In the 1930s, scientists began to search for a missing member of the B family--this one, a vitamin that could cure acrodynia, a skin disorder in rats that appeared to resemble the human disease, pellagra. Pellagra was already known to be a deficiency disease that could be prevented or cured by adding niacin (vitamin B3) to the diet. Logically, then, niacin should work on acrodynia as well. But in 1934, Paul György (1893-) discovered that it didn't work at all. Moreover, György--a Hungarian-born physician who emigrated to the United States--had earlier learned that neither vitamin B1 (thiamine) nor vitamin B2 (riboflavin) has much effect on the rat- pellagra either. György was so convinced that a curative factor did exist, however, that he proposed the name vitamin B6 for it, if and when it was found.
And a few years later,in 1938, five separate groups of researchers— including György and several coworkers, and Richard Kuhn --finally did isolate a crystalline material from rice bran or yeast that, among other things, could both prevent and cure acrodynia. Duly named vitamin B6 (or pyridoxine). The new vitamin's structure was determined in 1939 and, in that same year, its synthesis was accomplished by S. A. Harris (1902-) and Karl Folkers, industrial chemists working for a well-known pharmaceutical company.
Although scientists originally believed B6 was a single compound, they soon discovered the new vitamin is actually a complex of closely related compounds that act as coenzymes in several types of reactions. The primary role of B6 apparently is to help promote protein metabolism (it helps convert tryptophan to niacin, for one thing).
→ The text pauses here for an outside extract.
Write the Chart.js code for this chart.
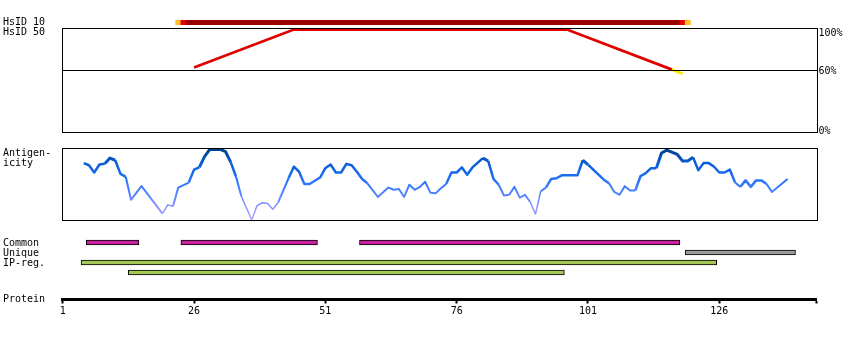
<!DOCTYPE html>
<html><head><meta charset="utf-8">
<script src="https://cdn.jsdelivr.net/npm/chart.js@4.4.1/dist/chart.umd.min.js"></script>
<style>
html,body{margin:0;padding:0;background:#fff;}
#wrap{position:relative;width:850px;height:340px;overflow:hidden;background:#fff;font-family:"DejaVu Sans Mono",monospace;font-size:10px;line-height:10px;color:#000;}
canvas{position:absolute;left:0;}
.lbl{position:absolute;left:3px;white-space:pre;}
</style></head><body>
<div id="wrap">
<canvas id="cHom" width="850" height="140" style="top:0px"></canvas>
<canvas id="cHsid10" width="850" height="5" style="top:20px"></canvas>
<canvas id="cAnt" width="850" height="90" style="top:140px"></canvas>
<canvas id="cFeat" width="850" height="41" style="top:237px"></canvas>
<canvas id="cAxis" width="850" height="40" style="top:280px"></canvas>
<div class="lbl" style="top:17px">HsID 10
HsID 50</div>
<div class="lbl" style="top:147.5px">Antigen-
icity</div>
<div class="lbl" style="top:237.5px">Common
Unique
IP-reg.</div>
<div class="lbl" style="top:294px">Protein</div>
</div>
<script>
// ---------- data ----------
const PROTEIN_LENGTH = 144;
const AXIS_TICKS = [1, 26, 51, 76, 101, 126];

// HsID 10 coverage (residue ranges with identity class)
const HSID10_START = [23, 24, 25, 119, 120];
const HSID10_END   = [23, 24, 118, 119, 120];
const HSID10_CLASS = ['low', 'mid', 'high', 'mid', 'low'];

// HsID 50 identity line (%)
const HSID50_RES = [26, 45, 97, 117, 119];
const HSID50_VAL = [62, 98.5, 98.5, 60, 56];
const HSID_TICKS = [0, 60, 100];
const HSID_THRESHOLD = 60;

// Antigenicity profile
const ANTIGEN_RES = [5,6,7,8,9,10,11,12,13,14,16,20,21,22,23,25,26,27,28,29,31,32,33,34,35,37,38,39,40,41,42,44,45,46,47,48,50,51,52,53,54,55,56,57,58,59,61,63,64,65,66,67,68,69,70,71,72,73,74,75,76,77,78,79,81,82,83,84,85,86,87,88,89,90,91,92,93,94,95,96,99,100,101,104,105,106,107,108,109,110,111,112,113,114,115,116,118,119,120,121,122,123,124,125,126,127,128,129,130,131,132,133,134,135,136,139];
const ANTIGEN_VAL = [79,76,66,77,78,86,83,64,60,28,47,9,21,19,45,52,70,73,88,98,98,95,80,60,33,0,20,24,23,15,24,58,74,67,50,50,59,72,77,66,66,78,76,67,57,51,32,45,42,43,32,49,42,46,53,38,37,44,50,66,66,73,63,73,86,82,57,49,34,35,46,31,35,25,8,40,45,57,58,62,62,83,77,56,51,39,35,47,41,41,61,65,72,72,93,97,91,82,82,87,69,79,79,74,66,66,70,52,46,55,46,55,55,50,39,57];

// Feature tracks
const FEATURE_TYPE  = ['Common', 'Common', 'Common', 'Unique', 'IP-reg.', 'IP-reg.'];
const FEATURE_ROW   = [0, 0, 0, 1, 2, 3];
const FEATURE_START = [6, 24, 58, 120, 5, 14];
const FEATURE_END   = [15, 49, 118, 140, 125, 96];

// ---------- styles ----------
const FONT = '10px "DejaVu Sans Mono"';
const HSID10_COLOR = {low: '#ffbf22', mid: '#e40000', high: '#9a0000'};
const RED = '#e00000', YELLOW = '#ffe800';
const TYPE_COLOR = {'Common': '#c8209e', 'Unique': '#9c9c9c', 'IP-reg.': '#a4c858'};
const PAD = {left: 62.7, right: 33.5};
const XMAX = PROTEIN_LENGTH + 0.5;

const baseOpts = () => ({
  responsive: false, animation: false, events: [],
  plugins: {legend: {display: false}, tooltip: {enabled: false}}
});

const framePlugin = {
  id: 'frame',
  afterDraw(chart, args, opts) {
    const {ctx, chartArea: a, scales} = chart;
    ctx.save();
    ctx.strokeStyle = '#000'; ctx.lineWidth = 1;
    const l = Math.floor(a.left) + 0.5, r = Math.ceil(a.right) + 0.5;
    const t = Math.round(a.top) + 0.5, b = Math.round(a.bottom) + 0.5;
    ctx.strokeRect(l, t, r - l, b - t);
    (opts.lines || []).forEach(v => {
      const y = Math.round(scales.y.getPixelForValue(v)) + 0.5;
      ctx.beginPath(); ctx.moveTo(l, y); ctx.lineTo(r, y); ctx.stroke();
    });
    if (opts.labels) {
      ctx.fillStyle = '#000'; ctx.font = FONT; ctx.textAlign = 'left'; ctx.textBaseline = 'alphabetic';
      opts.labels.forEach(v => {
        const p = scales.y.getPixelForValue(v);
        const yb = Math.min(Math.max(p + 4, a.top + 8), a.bottom + 1.5);
        ctx.fillText(v + '%', r + 1, yb);
      });
    }
    ctx.restore();
  }
};

// ---------- homology (HsID 50) ----------
new Chart(document.getElementById('cHom'), {
  type: 'line',
  data: {datasets: [{
    data: HSID50_RES.map((r, i) => ({x: r, y: HSID50_VAL[i]})),
    borderColor: RED, borderWidth: 2.8, pointRadius: 0, tension: 0, borderCapStyle: 'butt',
    segment: {borderColor: c => c.p1.parsed.y < HSID_THRESHOLD ? YELLOW : RED}
  }]},
  options: Object.assign(baseOpts(), {
    layout: {padding: {left: PAD.left, right: PAD.right, top: 28, bottom: 8}},
    scales: {
      x: {type: 'linear', min: 1, max: XMAX, display: false},
      y: {type: 'linear', min: 0, max: 100, display: false}
    },
    plugins: {legend: {display: false}, tooltip: {enabled: false},
      frame: {lines: HSID_TICKS.filter(v => v > 0 && v < 100), labels: HSID_TICKS.slice().reverse()}}
  }),
  plugins: [framePlugin]
});

// ---------- HsID 10 bar ----------
new Chart(document.getElementById('cHsid10'), {
  type: 'bar',
  data: {datasets: [{
    data: HSID10_START.map((s, i) => ({x: [s - 0.5, HSID10_END[i] + 0.5], y: 0})),
    backgroundColor: HSID10_CLASS.map(c => HSID10_COLOR[c]),
    borderWidth: 0, barThickness: 5
  }]},
  options: Object.assign(baseOpts(), {
    indexAxis: 'y',
    layout: {padding: {left: PAD.left, right: PAD.right, top: 0, bottom: 0}},
    scales: {
      x: {type: 'linear', min: 1, max: XMAX, display: false},
      y: {type: 'linear', min: -0.5, max: 0.5, offset: false, grid: {offset: false}, display: false}
    }
  })
});

// ---------- antigenicity ----------
function antigenGradient(chart) {
  const {ctx, chartArea, scales} = chart;
  if (!chartArea || !scales.y) return '#1a6ef0';
  const g = ctx.createLinearGradient(0, scales.y.getPixelForValue(0), 0, scales.y.getPixelForValue(100));
  g.addColorStop(0.0, '#b0a4ff');
  g.addColorStop(0.2, '#8890ff');
  g.addColorStop(0.4, '#4a82ff');
  g.addColorStop(0.6, '#1a6ff4');
  g.addColorStop(0.8, '#0a5cd2');
  g.addColorStop(1.0, '#003d82');
  return g;
}
function antigenWidth(v) { return v >= 80 ? 3 : v >= 50 ? 2.5 : v >= 25 ? 2 : 1.5; }

new Chart(document.getElementById('cAnt'), {
  type: 'line',
  data: {datasets: [{
    data: ANTIGEN_RES.map((r, i) => ({x: r, y: ANTIGEN_VAL[i]})),
    borderColor: c => antigenGradient(c.chart),
    borderWidth: 2, pointRadius: 0, tension: 0, borderJoinStyle: 'round',
    segment: {borderWidth: c => antigenWidth((c.p0.parsed.y + c.p1.parsed.y) / 2)}
  }]},
  options: Object.assign(baseOpts(), {
    layout: {padding: {left: PAD.left, right: PAD.right, top: 8, bottom: 10}},
    scales: {
      x: {type: 'linear', min: 1, max: XMAX, display: false},
      y: {type: 'linear', min: 0, max: 100, display: false}
    },
    plugins: {legend: {display: false}, tooltip: {enabled: false}, frame: {}}
  }),
  plugins: [framePlugin]
});

// ---------- feature tracks ----------
new Chart(document.getElementById('cFeat'), {
  type: 'bar',
  data: {datasets: [{
    data: FEATURE_START.map((s, i) => ({x: [s - 0.5, FEATURE_END[i] + 0.5], y: FEATURE_ROW[i]})),
    backgroundColor: FEATURE_TYPE.map(t => TYPE_COLOR[t]),
    borderColor: '#000', borderWidth: 1, borderSkipped: false, barThickness: 5
  }]},
  options: Object.assign(baseOpts(), {
    indexAxis: 'y',
    layout: {padding: {left: PAD.left, right: PAD.right, top: 0.5, bottom: 0.5}},
    scales: {
      x: {type: 'linear', min: 1, max: XMAX, display: false},
      y: {type: 'linear', min: -0.5, max: 3.5, reverse: true, offset: false, grid: {offset: false}, display: false}
    }
  })
});

// ---------- protein axis ----------
new Chart(document.getElementById('cAxis'), {
  type: 'line',
  data: {datasets: []},
  options: Object.assign(baseOpts(), {
    layout: {padding: {left: PAD.left, right: PAD.right, top: 0, bottom: 0}},
    scales: {
      x: {
        type: 'linear', min: 1, max: XMAX, position: 'bottom',
        afterBuildTicks: s => { s.ticks = AXIS_TICKS.concat([XMAX]).map(v => ({value: v})); },
        afterFit: s => { s.height = 20.5; },
        border: {display: true, width: 3, color: '#000'},
        grid: {display: true, drawOnChartArea: false, drawTicks: true, tickLength: 4, tickWidth: 2, tickColor: '#000'},
        ticks: {autoSkip: false, maxRotation: 0, padding: 2, color: '#000',
          font: {family: 'DejaVu Sans Mono', size: 10},
          callback: v => AXIS_TICKS.includes(v) ? String(v) : ''}
      },
      y: {display: false}
    }
  })
});
</script>
</body></html>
It also assists in the synthesis of hemoglobin and of two important neurotransmitters (chemical messengers), serotonin and gamma-aminobutyric acid (GABA).
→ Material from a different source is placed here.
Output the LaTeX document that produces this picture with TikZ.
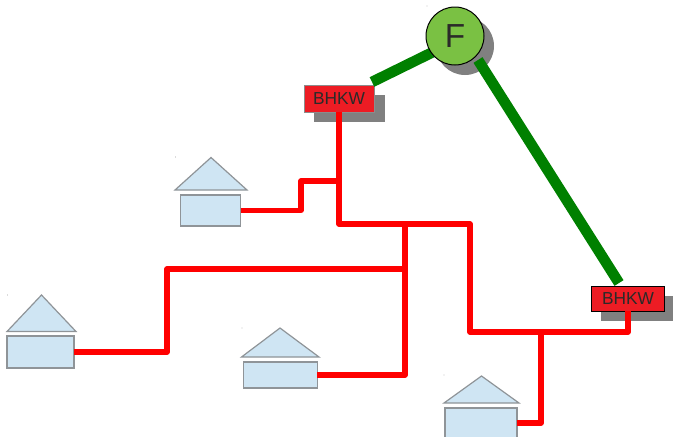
\documentclass[tikz,border=0pt]{standalone}
\usepackage{fontspec}
\setmainfont{Liberation Sans}
\definecolor{boxred}{HTML}{ED1C24}
\definecolor{leaf}{HTML}{7AC143}
\definecolor{housefill}{HTML}{CFE5F3}
\definecolor{houseedge}{HTML}{8F9498}
\definecolor{shadowgray}{HTML}{808080}
\definecolor{txt}{HTML}{2B2A29}
\definecolor{pipegreen}{HTML}{008000}
\tikzset{
  houseroof/.style={draw=houseedge,fill=housefill,line width=0.9pt,line join=miter},
  housebody/.style={draw=houseedge,fill=housefill,line width=0.9pt,inner sep=0pt,outer sep=0pt},
  unitbox/.style={fill=boxred,inner sep=0pt,outer sep=0pt,text=txt,font=\fontsize{13pt}{15pt}\selectfont},
  unitshadow/.style={fill=shadowgray,inner sep=0pt,outer sep=0pt},
  redpipe/.style={draw=red,line width=4.1pt,line join=round},
  greenpipe/.style={draw=pipegreen,line width=8pt},
  speck/.style={fill=black!60,circle,inner sep=0pt,minimum size=0.6pt}
}
\begin{document}
\begin{tikzpicture}[x=0.75pt,y=-0.75pt]
\useasboundingbox (0,0) rectangle (673,436);
% shadows
\node[unitshadow,minimum width=53.25pt,minimum height=20.25pt] (s1) at (349.5,108.5) {};
\node[unitshadow,minimum width=54pt,minimum height=18.75pt] (s2) at (637,308.5) {};
\node[unitshadow,circle,minimum size=43.5pt] (sf) at (465,46) {};
% coordinates
\coordinate (g1) at (372,82);
\coordinate (g2) at (433,52);
\coordinate (g3) at (478,60);
\coordinate (g4) at (619,283);
% houses
\draw[houseroof] (211,157.5) -- (247,190) -- (175,190) -- cycle;
\draw[houseroof] (41.5,295) -- (76,331.5) -- (7,331.5) -- cycle;
\draw[houseroof] (280,328) -- (319,357) -- (241.5,357) -- cycle;
\draw[houseroof] (481.5,376) -- (519,403) -- (444,403) -- cycle;
\node[housebody,minimum width=45pt,minimum height=23.25pt] (h1) at (210.5,210.5) {};
\node[housebody,minimum width=50.25pt,minimum height=24pt] (h2) at (40.5,352) {};
\node[housebody,minimum width=55.5pt,minimum height=19.5pt] (h3) at (280.25,375) {};
\node[housebody,minimum width=54pt,minimum height=22.5pt] (h4) at (481,423) {};
% specks
\node[speck] (d1) at (175.5,157) {};
\node[speck] (d2) at (7.5,295) {};
\node[speck] (d3) at (242,328) {};
\node[speck] (d4) at (444,375) {};
\node[speck] (d5) at (427,6) {};
% BHKW boxes
\node[unitbox,draw=black!45,line width=0.6pt,minimum width=52.5pt,minimum height=20.25pt] (b1) at (339,98.5) {BHKW};
\node[unitbox,draw=black,line width=0.75pt,minimum width=54.75pt,minimum height=18.75pt] (b2) at (628,298.5) {BHKW};
% red network
\coordinate (j1) at (b1.south |- 0,224);
\coordinate (j2) at (470,224);
\coordinate (j3) at (470,332);
\coordinate (j4) at (b2.south |- 0,332);
\draw[redpipe] (b1.south) -- (j1) -- (j2) -- (j3) -- (j4) -- (b2.south);
\coordinate (k2) at (301,181);
\coordinate (k1) at (k2 |- h1.east);
\coordinate (k3) at (b1.south |- k2);
\draw[redpipe] (h1.east) -- (k1) -- (k2) -- (k3);
\coordinate (m1) at (405,224);
\coordinate (m2) at (m1 |- h3.east);
\draw[redpipe] (m1) -- (m2) -- (h3.east);
\coordinate (n1) at (405,269);
\coordinate (n2) at (167,269);
\coordinate (n3) at (n2 |- h2.east);
\draw[redpipe] (n1) -- (n2) -- (n3) -- (h2.east);
\coordinate (p1) at (541,332);
\coordinate (p2) at (p1 |- h4.east);
\draw[redpipe] (p1) -- (p2) -- (h4.east);
% green pipes
\draw[greenpipe] (g1) -- (g2);
\draw[greenpipe] (g3) -- (g4);
% F circle
\node[circle,draw=black,line width=0.75pt,fill=leaf,inner sep=0pt,minimum size=43.5pt,text=txt,font=\fontsize{25pt}{28pt}\selectfont] (f) at (455,36) {F};
\end{tikzpicture}
\end{document}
Although deficiencies of B6 are rare in healthy adults, they can sometimes be seen in infants on inadequate diets. In fact, the need for B6 in humans was first definitely established back in the 1950s when several hundred infants around the country suddenly developed convulsive seizures. The cause of the seizures was traced to a canned infant formula that, through improper heat treatment, had lost most of its B6 content. A number of medications--such as oral contraceptives and anti- tuberculosis drugs--can also affect B6 status. And, because the need for B6 appears to increase in pregnancy, B6supplements are often given to expecting mothers. In the early 1990's, deficiencies in B6, and other vitamins, were reported in Cuba as a result of the U.S. trade embargo. Between 1989 and 1995 the daily caloric intake for the citizens of this country went down a third, and serious problems with malnutrition, low birth weights, and vitamin deficiencies occurred as a result.